The rise in UK tuition fees to £9,000, academic pressures as well as part-time jobs and accommodation commitments, are often factors discouraging students from studying abroad.
However, Anne Marie Graham, head of the Go International programme, told The PIE News that she thinks the “biggest barrier is actually the institution themselves.”
“There is some work to be done to convince the wider academic community”
“What you want is to create a mind-set and a culture of mobility in that it’s expected,” she said. “Because without that you’ll never really see a rapid increase, so it’s not a marginal activity but it’s embedded in the institution itself.”
Go International was launched by the UK HE International Unit to increase the number of UK students with an international experience.
Supported by the UK government, it works to tackle the barriers to outward student mobility.
Graham commented that having a national strategy gives legitimacy to the campaign, as some academic tutors may dissuade students from going abroad.
“There is some work to be done to convince the wider academic community,” she said.
“There are many out there that know or believe or have witnessed the transformative effect, so there are lots of champions in the academic community and that’s what we’re looking to draw out.”
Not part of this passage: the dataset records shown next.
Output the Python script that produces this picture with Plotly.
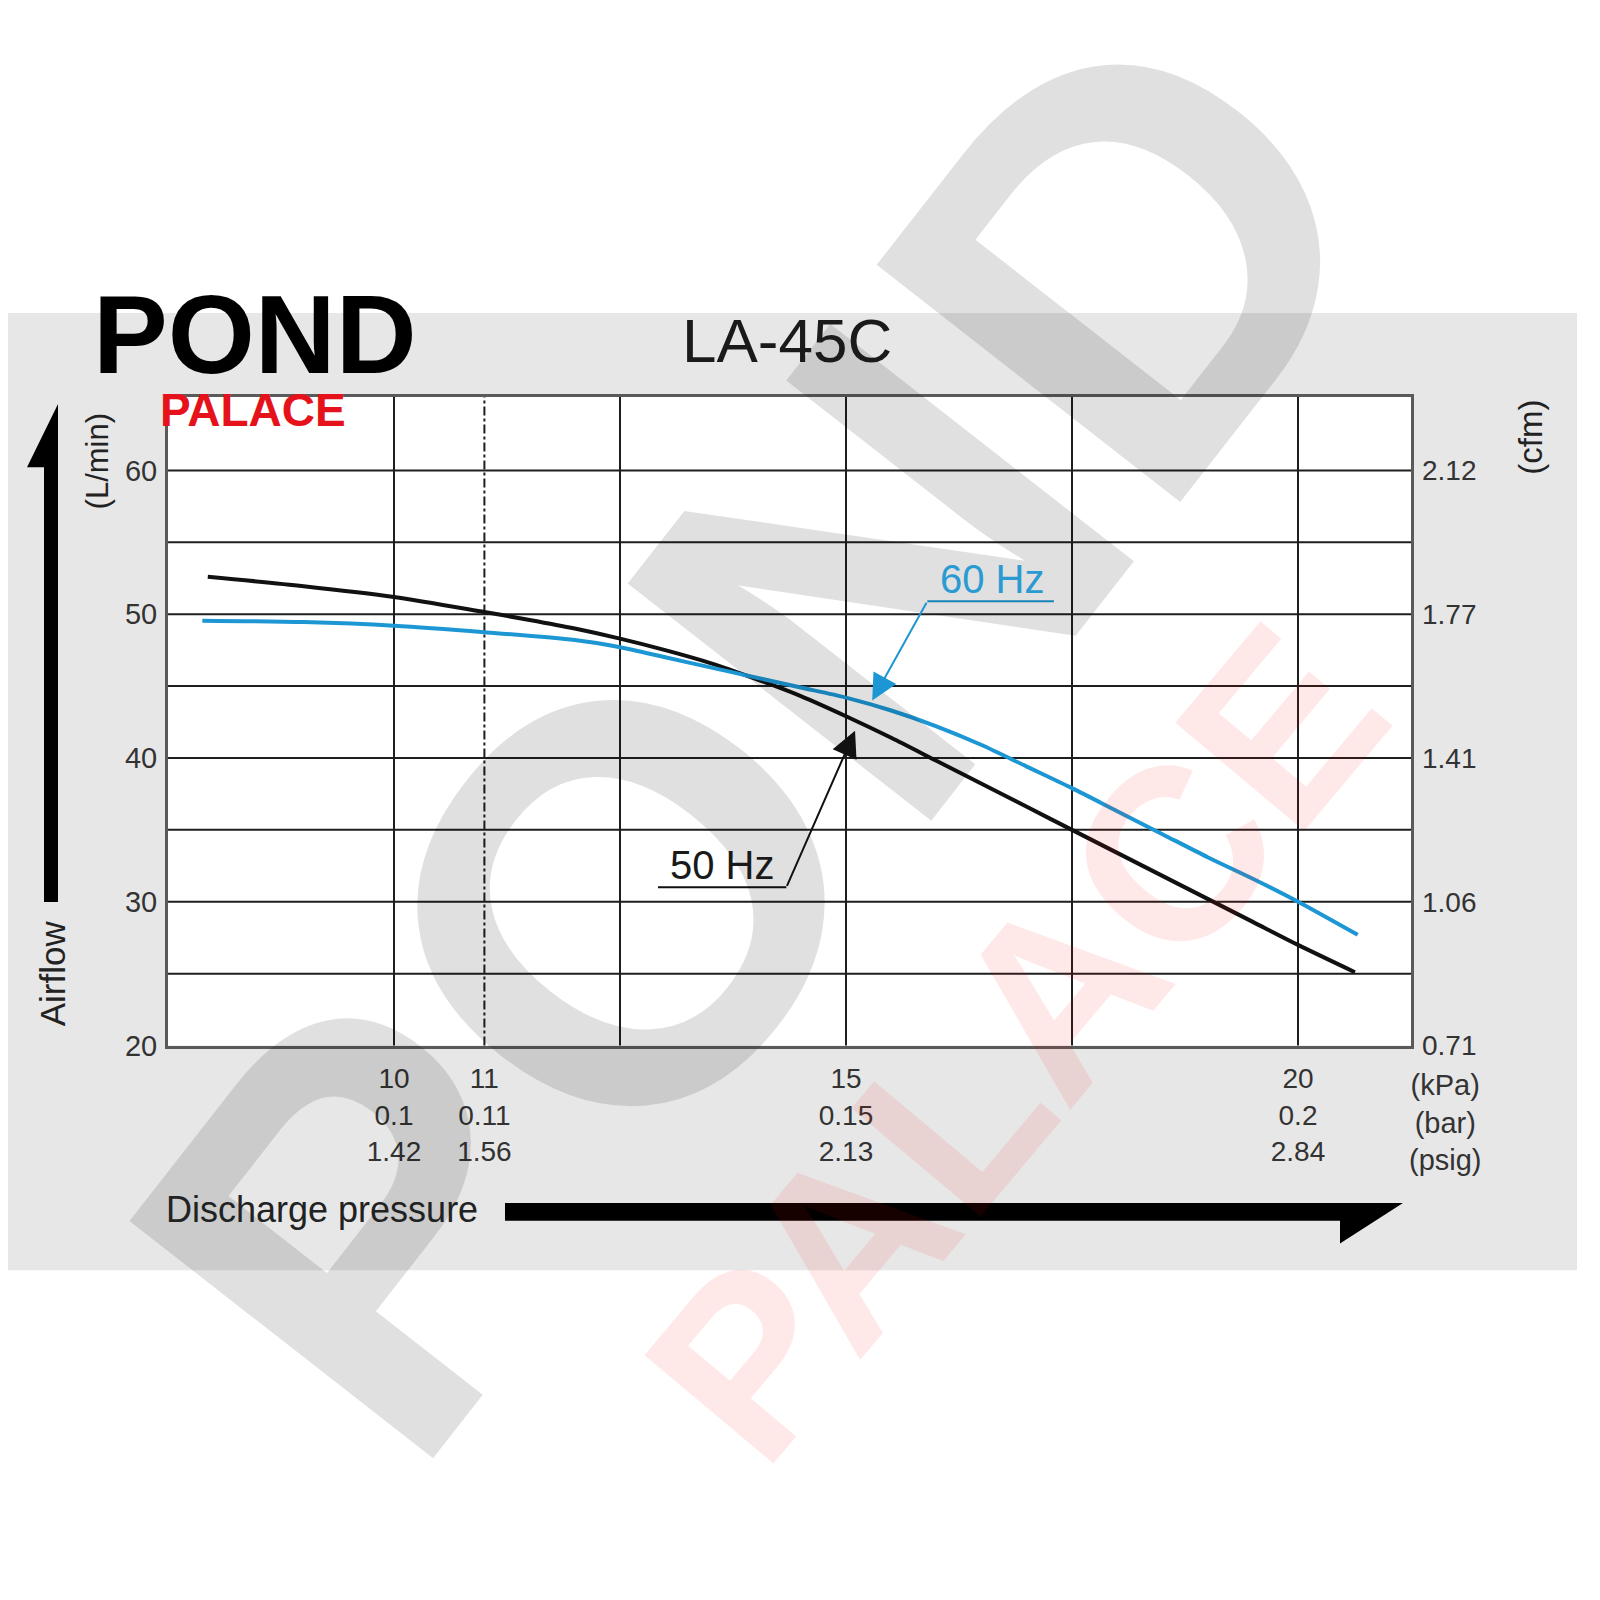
import plotly.graph_objects as go

# ---------------- data ----------------
pressure_50 = [7.94, 9, 10, 11, 11.5, 12, 12.5, 13, 13.5, 14, 14.5, 15, 15.5, 16, 16.5, 17, 17.5, 18, 18.5, 19, 19.5, 20, 20.63]
airflow_50 = [52.6, 51.95, 51.2, 50.15, 49.6, 49.0, 48.3, 47.5, 46.6, 45.5, 44.3, 42.9, 41.4, 39.8, 38.2, 36.6, 35.0, 33.4, 31.8, 30.2, 28.6, 27.0, 25.1]

pressure_60 = [7.88, 9, 10, 11, 12, 12.5, 13, 13.5, 14, 14.5, 15, 15.5, 16, 16.5, 17, 17.5, 18, 18.5, 19, 19.5, 20, 20.66]
airflow_60 = [49.55, 49.45, 49.2, 48.75, 48.2, 47.7, 47.0, 46.3, 45.6, 44.9, 44.2, 43.3, 42.2, 40.9, 39.4, 37.9, 36.3, 34.7, 33.1, 31.6, 30.0, 27.7]

x_tick_vals = [10, 11, 15, 20]
x_tick_text = ["10<br>0.1<br>1.42", "11<br>0.11<br>1.56", "15<br>0.15<br>2.13", "20<br>0.2<br>2.84"]
x_grid = [10, 12.5, 15, 17.5, 20]
x_dashdot = [11]
y_grid = [25, 30, 35, 40, 45, 50, 55, 60]
y_tick_vals = [20, 30, 40, 50, 60]
y_tick_text = ["20", "30", "40", "50", "60"]
cfm_tick_text = ["0.71", "1.06", "1.41", "1.77", "2.12"]

X_RANGE = [7.5, 21.25]
Y_RANGE = [20, 65.1]

BLUE = "#1d97d3"
FONT = "Liberation Sans"
W = H = 1600
OFF_X = 8  # page body margin (horizontal)
OFF_Y = 0


def px(x):
    return (x - OFF_X) / W


def py(y):
    return 1 - (y - OFF_Y) / H


fig = go.Figure()
fig.add_trace(go.Scatter(x=pressure_50, y=airflow_50, mode="lines", name="50 Hz",
                         line=dict(color="#111111", width=4, shape="spline", smoothing=0.8),
                         hoverinfo="skip", showlegend=False))
fig.add_trace(go.Scatter(x=pressure_60, y=airflow_60, mode="lines", name="60 Hz",
                         line=dict(color=BLUE, width=4, shape="spline", smoothing=0.8),
                         hoverinfo="skip", showlegend=False))
# invisible trace so the cfm axis is drawn
fig.add_trace(go.Scatter(x=pressure_50, y=airflow_50, yaxis="y2", mode="lines",
                         line=dict(color="rgba(0,0,0,0)"), hoverinfo="skip", showlegend=False))

shapes = []
# gray panel
shapes.append(dict(type="rect", xref="paper", yref="paper", x0=px(8), x1=px(1577), y0=py(1275), y1=py(308),
                   fillcolor="#e7e7e7", line=dict(width=0), layer="below"))
# white plot area
shapes.append(dict(type="rect", xref="x domain", yref="y domain", x0=0, x1=1, y0=0, y1=1,
                   fillcolor="white", line=dict(width=0), layer="below"))
# grid
for gx in x_grid:
    shapes.append(dict(type="line", xref="x", yref="y domain", x0=gx, x1=gx, y0=0, y1=1,
                       line=dict(color="#1e1e1e", width=2), layer="below"))
for gx in x_dashdot:
    shapes.append(dict(type="line", xref="x", yref="y domain", x0=gx, x1=gx, y0=0, y1=1,
                       line=dict(color="#1e1e1e", width=2, dash="dashdot"), layer="below"))
for gy in y_grid:
    shapes.append(dict(type="line", xref="x domain", yref="y", x0=0, x1=1, y0=gy, y1=gy,
                       line=dict(color="#1e1e1e", width=2), layer="below"))

# up arrow (Airflow)
up = [(44, 903), (44, 464), (27, 464), (58, 400), (58, 903)]
shapes.append(dict(type="path", xref="paper", yref="paper",
                   path="M " + " L ".join(f"{px(a):.5f},{py(b):.5f}" for a, b in up) + " Z",
                   fillcolor="#000000", line=dict(width=0)))
# right arrow (Discharge pressure)
rt = [(505, 1207), (1403, 1207), (1340, 1248), (1340, 1225), (505, 1225)]
shapes.append(dict(type="path", xref="paper", yref="paper",
                   path="M " + " L ".join(f"{px(a):.5f},{py(b):.5f}" for a, b in rt) + " Z",
                   fillcolor="#000000", line=dict(width=0)))

# callout underlines
shapes.append(dict(type="line", xref="x", yref="y", x0=15.90, x1=17.30, y0=50.9, y1=50.9,
                   line=dict(color=BLUE, width=2)))
shapes.append(dict(type="line", xref="x", yref="y", x0=12.92, x1=14.34, y0=31.0, y1=31.0,
                   line=dict(color="#111111", width=2)))


def ann(text, x, y, size, color, angle=0, xa="center", ya="middle", bold=False, **kw):
    return dict(text=f"<b>{text}</b>" if bold else text, xref="paper", yref="paper", x=px(x), y=py(y),
                xanchor=xa, yanchor=ya, showarrow=False, textangle=angle,
                font=dict(family=FONT, size=size, color=color), **kw)


annotations = []
# watermark
annotations.append(ann("POND", 755, 730, 560, "rgba(0,0,0,0.12)", angle=-52, bold=True))
annotations.append(ann("PALACE", 1015, 1045, 245, "rgba(255,0,0,0.09)", angle=-50, bold=True))
# logo
annotations.append(ann("POND", 255, 330, 112, "#000000", bold=True))
annotations.append(ann("PALACE", 253, 406, 46, "#e5121b", bold=True))
# title
annotations.append(ann("LA-45C", 787, 336, 62, "#1a1a1a"))
# axis titles
annotations.append(ann("(L/min)", 97, 458, 31, "#222222", angle=-90))
annotations.append(ann("Airflow", 52, 975, 35, "#222222", angle=-90))
annotations.append(ann("(cfm)", 1531, 434, 33, "#222222", angle=-90))
annotations.append(ann("(kPa)<br>(bar)<br>(psig)", 1445, 1070, 29, "#333333", ya="top"))
annotations.append(ann("Discharge pressure", 164, 1214, 36, "#222222", xa="left"))
# callouts
annotations.append(dict(text="60 Hz", xref="x", yref="y", x=16.62, y=52.45, showarrow=False,
                        xanchor="center", yanchor="middle",
                        font=dict(family=FONT, size=40, color="#2a9ad2")))
annotations.append(dict(text="", xref="x", yref="y", x=15.29, y=44.0, axref="x", ayref="y",
                        ax=15.90, ay=50.9, showarrow=True, arrowhead=2, arrowsize=2.6, arrowwidth=2,
                        arrowcolor=BLUE, standoff=0))
annotations.append(dict(text="50 Hz", xref="x", yref="y", x=13.63, y=32.55, showarrow=False,
                        xanchor="center", yanchor="middle",
                        font=dict(family=FONT, size=40, color="#1a1a1a")))
annotations.append(dict(text="", xref="x", yref="y", x=15.10, y=41.9, axref="x", ayref="y",
                        ax=14.34, ay=31.0, showarrow=True, arrowhead=2, arrowsize=2.6, arrowwidth=2,
                        arrowcolor="#111111", standoff=0))

fig.update_layout(
    width=W, height=H,
    margin=dict(l=0, r=0, t=0, b=0),
    paper_bgcolor="white",
    plot_bgcolor="white",
    shapes=shapes,
    annotations=annotations,
    xaxis=dict(domain=[px(168), px(1411)], range=X_RANGE, tickvals=x_tick_vals, ticktext=x_tick_text,
               showgrid=False, zeroline=False, ticks="", ticklabelstandoff=6,
               showline=True, mirror=True, linecolor="#5a5a5a", linewidth=3,
               tickfont=dict(family=FONT, size=28, color="#333333"), fixedrange=True),
    yaxis=dict(domain=[py(1048), py(393)], range=Y_RANGE, tickvals=y_tick_vals, ticktext=y_tick_text,
               showgrid=False, zeroline=False, ticks="", ticklabelstandoff=2,
               showline=True, mirror=True, linecolor="#5a5a5a", linewidth=3,
               tickfont=dict(family=FONT, size=29, color="#333333"), fixedrange=True),
    yaxis2=dict(overlaying="y", side="right", anchor="x", range=Y_RANGE, tickvals=y_tick_vals,
                ticktext=cfm_tick_text, showgrid=False, zeroline=False, ticks="", ticklabelstandoff=10,
                showline=False, tickfont=dict(family=FONT, size=28, color="#333333"), fixedrange=True),
)

fig.write_html("out.html")
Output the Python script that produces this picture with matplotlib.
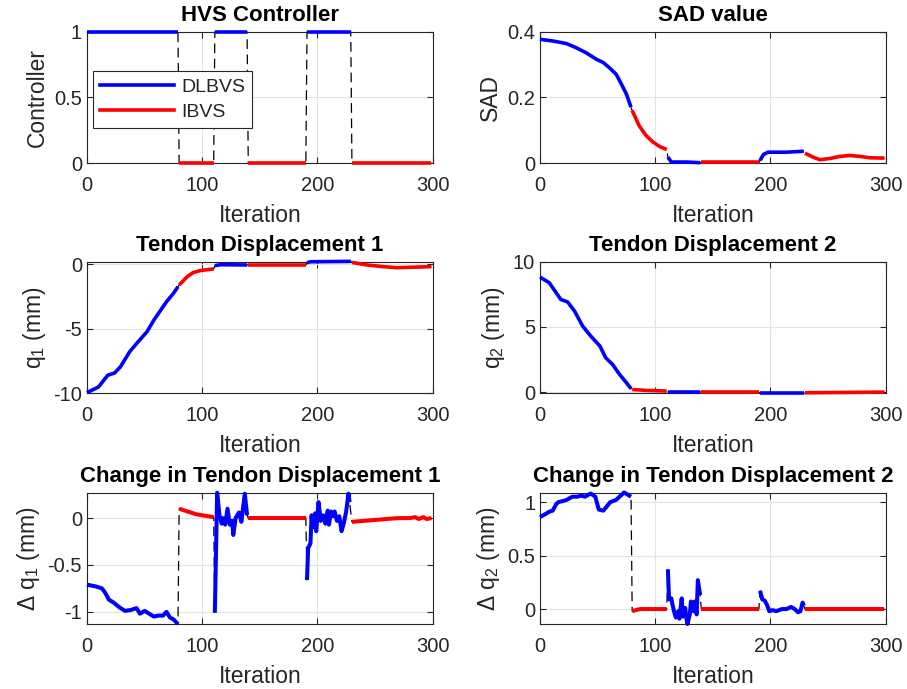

Study abroad coordinators and directors discussed the barriers preventing more UK students from studying abroad at the Go International 2015: Innovation and Motivation conference this week.
According to the Gone International report published in March, only 4.5% of 2013 graduates had study abroad for three consecutive months or more abroad. This is well below the European Union goal to have 20% of students graduate with an outbound experience by 2020 which the UK government has committed to.